Le plus gros challenge lorsque l’on décide de revisiter la pâtisserie de cette manière consiste d’abord à mettre en place une méthodologie de travail. En France, on travaille les préparations de base et les fondamentaux (pâte feuilletée, pâte à choux, crème pâtissière, chantilly…) de la même manière depuis plusieurs siècles. Ce qui veut dire que réaliser une pâtisserie sans beurre ni oeufs représente une forme de sacrilège pour les défenseurs du patrimoine gastronomique français. Il a donc fallu étudier nos habitudes alimentaires ancestrales et l’évolution de celles-ci face à l’industrialisation, et comprendre comment des pâtissiers des 17e et 18e siècles ont réussi à créer des recettes, que tous les pâtissiers reproduisent encore aujourd’hui, mais avec des fours dotés d’une technologie de pointe…
Il a donc fallu commencer par se déconditionner (de toutes les techniques apprises en CAP pâtisserie), et travailler de manière assez primaire, pour trouver de nouveaux fondamentaux. En travaillant comme un « savant fou », avec tous les ingrédients possibles et imaginables, j’ai essayé d’obtenir des résultats intéressants ou exploitables pour une texture, un mode de cuisson différent, ou encore des saveurs alternatives procurant autant de plaisir à un cerveau habitué à manger des oeufs et du beurre. Au début, ce fut un travail d’instinct avec beaucoup de ratés. Plusieurs années plus tard, des bases et une méthodologie rigoureuse ont été créées permettant de créer n’importe quel type de pâtisserie ou de végétaliser un classique de la pâtisserie française.

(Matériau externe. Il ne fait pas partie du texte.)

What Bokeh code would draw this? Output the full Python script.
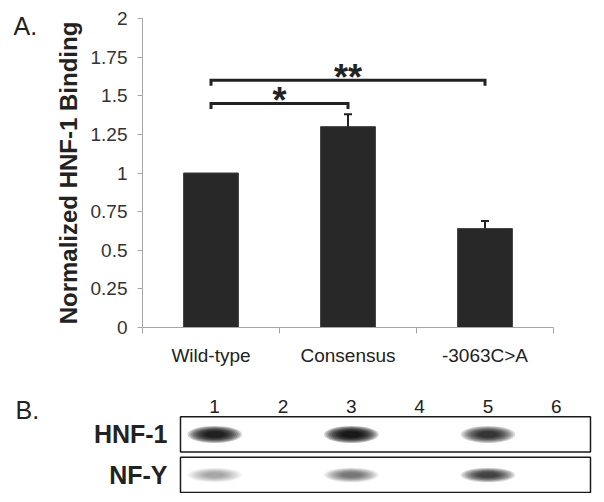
from bokeh.plotting import figure
from bokeh.models import (Range1d, LinearAxis, FixedTicker, CustomJSTickFormatter, Whisker,
                          TeeHead, ColumnDataSource)
from bokeh.layouts import column, row
from bokeh.embed import file_html
from bokeh.resources import INLINE
from bokeh.core.properties import value

# ---------------- data ----------------
categories = ["Wild-type", "Consensus", "-3063C>A"]
binding = [1.0, 1.30, 0.64]
binding_err = [0.0, 0.08, 0.05]
y_ticks = [0, 0.25, 0.5, 0.75, 1, 1.25, 1.5, 1.75, 2]
comparisons = [("Wild-type", "Consensus"), ("Wild-type", "-3063C>A")]
comparison_level = [1.45, 1.60]
comparison_marks = ["*", "**"]

lanes = ["1", "2", "3", "4", "5", "6"]
gel_rows = ["HNF-1", "NF-Y"]
hnf1_signal = [0.9, 0.0, 1.0, 0.0, 0.7, 0.0]
nfy_signal = [0.2, 0.0, 0.35, 0.0, 0.6, 0.0]

# ---------------- style ----------------
FONT = "Liberation Sans"
INK = "#222222"
AXIS_GRAY = "#a6a6a6"


def no_align(p):
    if "frame_align" in p.properties():
        p.frame_align = False


def blank(p):
    p.grid.grid_line_color = None
    p.outline_line_color = None


# category slots on a numeric axis: slot i spans [i, i+1], centred at i+0.5
ncat = len(categories)
idx = {c: i + 0.5 for i, c in enumerate(categories)}
cat_x = [idx[c] for c in categories]

TOP_H = 377

# ---------------- panel letter A ----------------
pa = figure(width=48, height=TOP_H, x_range=Range1d(0, 1), y_range=Range1d(0, 1),
            min_border=0, toolbar_location=None, output_backend="svg",
            x_axis_location=None, y_axis_location=None)
blank(pa)
no_align(pa)
pa.text(x=[0], y=[1], text=["A."], x_offset=13, y_offset=11, text_align="left",
        text_baseline="top", text_font=value(FONT), text_font_size="25px", text_color=INK)

# ---------------- panel A ----------------
p1 = figure(width=548, height=TOP_H, x_range=Range1d(0, ncat), y_range=Range1d(0, 2),
            x_axis_location=None, y_axis_location=None, toolbar_location=None,
            output_backend="svg", min_border_left=94, min_border_right=43,
            min_border_top=18, min_border_bottom=50)
blank(p1)
no_align(p1)

yaxis = LinearAxis(ticker=FixedTicker(ticks=y_ticks),
                   formatter=CustomJSTickFormatter(code="return tick.toString()"),
                   axis_label="Normalized HNF-1 Binding", axis_label_text_font=FONT,
                   axis_label_text_font_style="bold", axis_label_text_font_size="24px",
                   axis_label_text_color=INK, axis_label_standoff=6,
                   major_label_text_font=FONT, major_label_text_font_size="19px",
                   major_label_text_color="#333333", major_label_standoff=10,
                   major_tick_out=5, major_tick_in=0, minor_tick_out=0, minor_tick_in=0,
                   axis_line_color=AXIS_GRAY, major_tick_line_color=AXIS_GRAY)
p1.add_layout(yaxis, "left")

edge_axis = LinearAxis(ticker=FixedTicker(ticks=list(range(ncat + 1))),
                       formatter=CustomJSTickFormatter(code="return ''"),
                       major_tick_out=6, major_tick_in=0, minor_tick_out=0, minor_tick_in=0,
                       major_label_standoff=0,
                       axis_line_color=AXIS_GRAY, major_tick_line_color=AXIS_GRAY)
p1.add_layout(edge_axis, "below")
cat_axis = LinearAxis(ticker=FixedTicker(ticks=cat_x),
                      formatter=CustomJSTickFormatter(args=dict(labels=categories),
                                                      code="return labels[Math.floor(tick)]"),
                      axis_line_color=None, major_tick_line_color=None,
                      major_tick_out=0, major_tick_in=0, minor_tick_out=0, minor_tick_in=0,
                      major_label_text_font=FONT, major_label_text_font_size="19px",
                      major_label_text_color=INK, major_label_standoff=11)
p1.add_layout(cat_axis, "below")

src = ColumnDataSource(dict(x=cat_x, val=binding))
p1.vbar(x="x", top="val", width=0.4, source=src, fill_color="#282828",
        line_color="#3c3c3c", line_width=1)

wx = [idx[c] for c, e in zip(categories, binding_err) if e > 0]
wlo = [v for v, e in zip(binding, binding_err) if e > 0]
wup = [v + e for v, e in zip(binding, binding_err) if e > 0]
wsrc = ColumnDataSource(dict(x=wx, lo=wlo, up=wup))
p1.add_layout(Whisker(source=wsrc, base="x", lower="lo", upper="up", line_color=INK,
                      line_width=2, level="overlay",
                      upper_head=TeeHead(size=8, line_color=INK, line_width=2),
                      lower_head=None))

tick_len = 0.035
bx, by = [], []
for (a, b), lvl in zip(comparisons, comparison_level):
    bx.append([idx[a], idx[a], idx[b], idx[b]])
    by.append([lvl - tick_len, lvl, lvl, lvl - tick_len])
p1.multi_line(bx, by, line_color=INK, line_width=3, line_join="miter")
p1.text(x=[(idx[a] + idx[b]) / 2 for a, b in comparisons], y=comparison_level,
        text=comparison_marks, text_align="center",
        text_baseline="alphabetic", y_offset=-3, text_font=value(FONT),
        text_font_style="bold", text_font_size="36px", text_color=INK)

# ---------------- panel B ----------------
n = len(lanes)
p2 = figure(width=596, height=116, x_range=Range1d(-2.634, n + 0.088),
            y_range=Range1d(1.457, -1.407), min_border=0, toolbar_location=None,
            output_backend="svg", x_axis_location=None, y_axis_location=None)
blank(p2)
no_align(p2)

row_y = list(range(len(gel_rows)))
p2.rect(x=n / 2, y=row_y, width=n, height=0.87, fill_color="white", line_color=None)

band_w = 0.64
band_h = [0.34, 0.29]
for r, sig in enumerate([hnf1_signal, nfy_signal]):
    lx = [i + 0.5 for i, s in enumerate(sig) if s > 0]
    ss = [s for s in sig if s > 0]
    for k in range(10):
        scale = 1.25 - 0.09 * k
        p2.ellipse(x=lx, y=r, width=band_w * scale, height=band_h[r] * scale,
                   fill_color="black", fill_alpha=[0.2 * s for s in ss], line_color=None)

p2.rect(x=n / 2, y=row_y, width=n, height=0.87, fill_color=None, line_color="#1a1a1a",
        line_width=1.5)

p2.text(x=[i + 0.5 for i in range(n)], y=-0.69, text=lanes, text_align="center",
        text_baseline="middle", text_font=value(FONT), text_font_size="19px",
        text_color=INK)
p2.text(x=0, y=row_y, text=gel_rows, x_offset=-13, text_align="right",
        text_baseline="middle", text_font=value(FONT), text_font_style="bold",
        text_font_size="25px", text_color=INK)
p2.text(x=[-2.634], y=[-1.407], text=["B."], x_offset=15, y_offset=32, text_align="left",
        text_baseline="middle", text_font=value(FONT), text_font_size="25px",
        text_color=INK)

layout = column(row(pa, p1), p2)
open("out.html", "w").write(file_html(layout, INLINE))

Lorsque j’ai estimé que mon travail était assez abouti et que me suis décidée à présenter mes recherches, l’accueil du public et des professionnels a été tellement enthousiaste que le challenge suivant a été de ne pas tomber dans l’autosatisfaction et la promotion facile… Pour cela, je continue à travailler avec des grandes pointures de la pâtisserie et avec un niveau d’exigence égal à mes débuts. Pour moi, la complaisance n’a jamais permis d’avancer. Et même si mon livre est attendu depuis plus d’un an , je continue à travailler dessus pour qu’il soit le plus abouti possible.

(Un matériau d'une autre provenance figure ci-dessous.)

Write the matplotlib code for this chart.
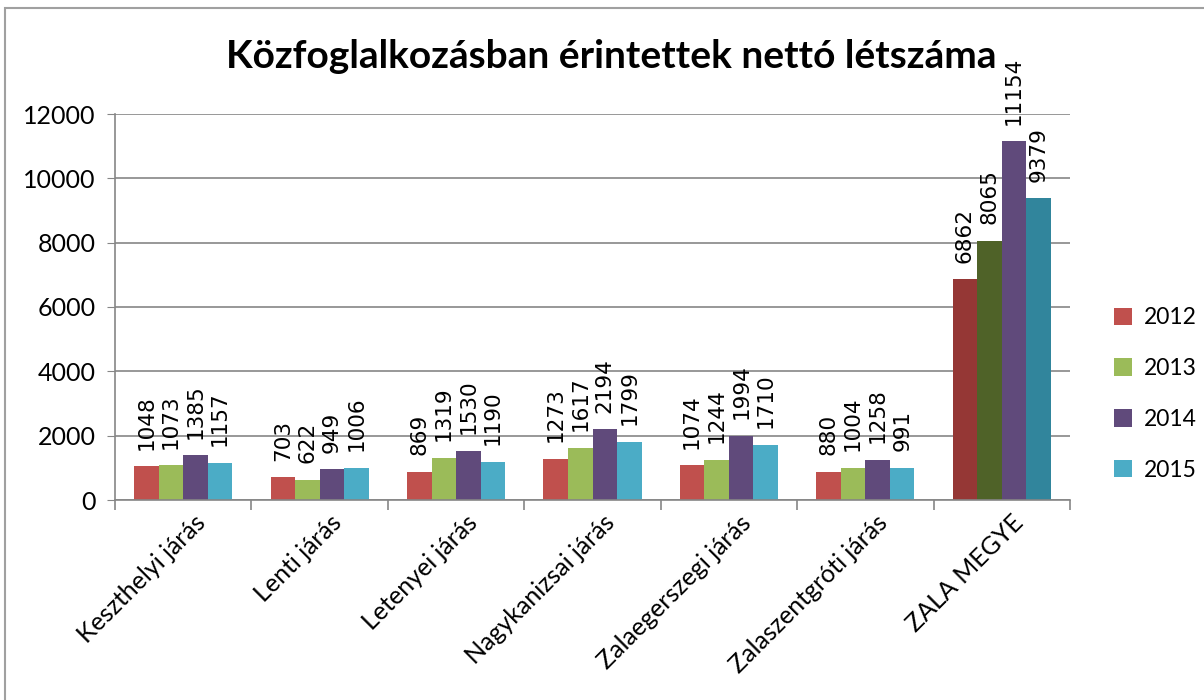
import matplotlib
matplotlib.use("Agg")
import matplotlib.pyplot as plt
from matplotlib.patches import Rectangle
import matplotlib.transforms as mtransforms
import numpy as np

categories = ["Keszthelyi járás", "Lenti járás", "Letenyei járás", "Nagykanizsai járás",
              "Zalaegerszegi járás", "Zalaszentgróti járás", "ZALA MEGYE"]
years = ["2012", "2013", "2014", "2015"]
v2012 = [1048, 703, 869, 1273, 1074, 880, 6862]
v2013 = [1073, 622, 1319, 1617, 1244, 1004, 8065]
v2014 = [1385, 949, 1530, 2194, 1994, 1258, 11154]
v2015 = [1157, 1006, 1190, 1799, 1710, 991, 9379]
series = [v2012, v2013, v2014, v2015]

colors = ["#C0504D", "#9BBB59", "#604A7B", "#4BACC6"]
dark_colors = ["#953735", "#4F6228", "#604A7B", "#31859C"]

fig = plt.figure(figsize=(12.04, 7.0), dpi=100)
fig.patches.append(Rectangle((5/1204, -0.01), 1.1, 1 - 8/700 + 0.01, transform=fig.transFigure,
                             fill=False, edgecolor="#A0A0A0", linewidth=1.5))
ax = fig.add_axes([115/1204, 200/700, 955/1204, 386/700])

x = np.arange(len(categories))
w = 0.18
font = "Lato"
for i, vals in enumerate(series):
    pos = x + (i - 1.5) * w
    cols = [colors[i]] * (len(categories) - 1) + [dark_colors[i]]
    ax.bar(pos, vals, width=w, color=cols, label=years[i], zorder=2)
    for px, v in zip(pos, vals):
        ax.annotate(str(v), (px, v), xytext=(0, 12), textcoords="offset points",
                    rotation=90, ha="center", va="bottom", fontsize=15.5,
                    family="DejaVu Sans", annotation_clip=False)

ax.set_xlim(-0.5, len(categories) - 0.5)
ax.set_ylim(0, 12000)
ax.set_yticks(range(0, 12001, 2000))
ax.tick_params(axis="y", labelsize=18, length=6, color="#868686", direction="out", pad=8)
for lab in ax.get_yticklabels():
    lab.set_family(font)
ax.yaxis.grid(True, color="#868686", linewidth=1.2, zorder=0)
ax.set_axisbelow(True)

ax.set_xticks(x)
ax.set_xticklabels(categories, rotation=45, ha="right", rotation_mode="anchor",
                   fontsize=18, family=font)
ax.tick_params(axis="x", length=0, pad=8)
shift = mtransforms.ScaledTranslation(10/100, 0, fig.dpi_scale_trans)
for lab in ax.get_xticklabels():
    lab.set_transform(lab.get_transform() + shift)
ax.set_xticks(np.arange(-0.5, len(categories)), minor=True)
ax.tick_params(axis="x", which="minor", length=7, color="#868686", width=1.2)

for s in ["top", "right"]:
    ax.spines[s].set_visible(False)
for s in ["left", "bottom"]:
    ax.spines[s].set_color("#868686")
    ax.spines[s].set_linewidth(1.2)

fig.text(611/1204, 1 - 56/700, "Közfoglalkozásban érintettek nettó létszáma",
         ha="center", va="center", fontsize=28, fontweight="bold", family=font)

fig.legend(loc="center left", bbox_to_anchor=(1093/1204, 1 - 394/700), frameon=False,
           prop={"family": font, "size": 16.5}, handlelength=0.8, handleheight=0.8,
           labelspacing=1.3, handletextpad=0.5)

fig.savefig("out.png", dpi=100)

Y a-t-il un réel engouement pour les cours en mode 100 % végétal ?
Je travaille principalement avec des professionnels, et dans ce secteur il y a un engouement réel, car le manque de base théorique et technique n’aide pas à faire des choix intelligents, durables et rentables. Concernant les cours de loisir pour amateurs, j’ai également une grande demande, et je vais donc former des professeurs et animateurs de pâtisserie végétale pour répondre à la demande qui explose.

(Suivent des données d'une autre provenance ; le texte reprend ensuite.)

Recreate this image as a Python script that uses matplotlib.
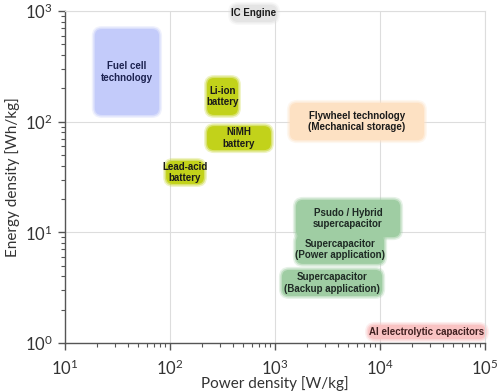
import matplotlib.pyplot as plt
from matplotlib.patches import FancyBboxPatch
from matplotlib.transforms import IdentityTransform

plt.rcParams['font.family'] = ['Lato', 'DejaVu Sans']
plt.rcParams['mathtext.fontset'] = 'custom'
plt.rcParams['mathtext.rm'] = 'Lato'

# technology regions: (label, power min, power max, energy min, energy max)
labels = ["Fuel cell\ntechnology", "Li-ion\nbattery", "NiMH\nbattery", "Lead-acid\nbattery",
          "IC Engine", "Flywheel technology\n(Mechanical storage)", "Psudo / Hybrid\nsupercapacitor",
          "Supercapacitor\n(Power application)", "Supercapacitor\n(Backup application)",
          "Al electrolytic capacitors"]
p_min = [18, 211, 211, 86, 357, 1300, 1480, 1480, 1090, 7200]
p_max = [84, 474, 977, 225, 1117, 28000, 16600, 11700, 11200, 109000]
e_min = [108, 108, 52, 25.7, 748, 64, 8.5, 4.87, 2.5, 1.02]
e_max = [731, 264, 97, 47, 1206, 157, 20.9, 10.1, 4.87, 1.55]
colors = ["#c3cbfa", "#c2d21a", "#c2d21a", "#c2d21a", "#e4e4e4", "#fde1c3",
          "#9fcda3", "#9fcda3", "#9fcda3", "#f9c3c3"]
text_colors = ["#1c2250", "#1a1a1a", "#1a1a1a", "#1a1a1a", "#1a1a1a", "#1a1a1a",
               "#1e2a24", "#1e2a24", "#1e2a24", "#402020"]

fig = plt.figure(figsize=(5, 3.92), dpi=100)
ax = fig.add_axes([0.13, 0.125, 0.84, 0.847])
ax.set_xscale("log")
ax.set_yscale("log")
ax.set_xlim(10, 1e5)
ax.set_ylim(1, 1e3)

ax.grid(True, which="major", color="#dddddd", lw=0.8)
ax.set_axisbelow(True)
for s in ["top", "right"]:
    ax.spines[s].set_color("#dddddd")
    ax.spines[s].set_linewidth(0.8)
for s in ["left", "bottom"]:
    ax.spines[s].set_color("#555555")
    ax.spines[s].set_linewidth(1.0)
ax.tick_params(which="major", length=5, width=1, color="#555555", labelsize=12, labelcolor="#333333", pad=4)
ax.tick_params(axis="x", which="major", pad=6)
ax.tick_params(which="minor", length=3, width=0.8, color="#555555")

ax.set_xlabel("Power density [W/kg]", fontsize=11, color="#333333", labelpad=-1)
ax.set_ylabel("Energy density [Wh/kg]", fontsize=11, color="#333333", labelpad=3)

for i in range(len(labels)):
    (x0, y0) = ax.transData.transform((p_min[i], e_min[i]))
    (x1, y1) = ax.transData.transform((p_max[i], e_max[i]))
    w = x1 - x0
    h = y1 - y0
    # soft halo then solid box
    for pad, alpha in [(3, 0.25), (1.5, 0.5), (0, 1.0)]:
        box = FancyBboxPatch((x0 + 3 - pad, y0 + 3 - pad), w - 6 + 2 * pad, h - 6 + 2 * pad,
                             boxstyle="round,pad=0,rounding_size=%g" % (7 + pad),
                             transform=IdentityTransform(), facecolor=colors[i],
                             edgecolor="none", alpha=alpha, clip_on=False, zorder=2)
        ax.add_patch(box)
    ax.text((x0 + x1) / 2, (y0 + y1) / 2, labels[i], transform=IdentityTransform(),
            ha="center", va="center", fontsize=7, fontweight="bold",
            family="Liberation Sans", color=text_colors[i], linespacing=1.15, zorder=3)

fig.savefig("out.png", dpi=100)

Ta recette préférée si tu en as une ? Celle dont tu ne pourrais pas te passer ?
Ma recette préférée ce sont les financiers tout simples ou au thé vert matcha. Et en été, les tartes aux fruits de saison (avec une bonne pâte feuilletée si possible et non pas une pâte sablée sucrée !)
Quels sont tes projets ? Verra-t-on bientôt une pâtisserie physique ?
Mes projets se construisent au fil de mes rencontres. Beaucoup de projets ont été étudiés : ouvertures de boutiques, pâtisserie industrielle de qualité, traiteur… et je n’exclus pas la possibilité d’une boutique ces prochaines années… Beaucoup de compétences autour de moi et des investisseurs potentiels me donnent la chance d’étudier toutes les possibilités. Mais je viens tout juste de poser mon QG dans le Château de Nanterre, une sorte de laboratoire alimentaire tourné vers l’innovation et engagé dans une action durable et éthique, et dans lequel je suis en « résidence » (aux côtés de nos amis Tomm Pousse). J’ai besoin de me poser un peu avant de décider quels seront les nouveaux projets.
Quelles sont tes adresses vegan incontournables en France ?
Je suis actuellement à Marseille pour une collaboration avec la pâtisserie Oh Faon qui partage les mêmes valeurs et envies que moi pour la pâtisserie végétale. Je recommande naturellement cet établissement qui a ouvert depuis 1 mois. À Paris, je ne manque pas d’aller voir mes amis d’Aujourd’hui-Demain, car les gérants sont vraiment adorables et la boutique donne une image contemporaine et fraîche du mode de vie végane.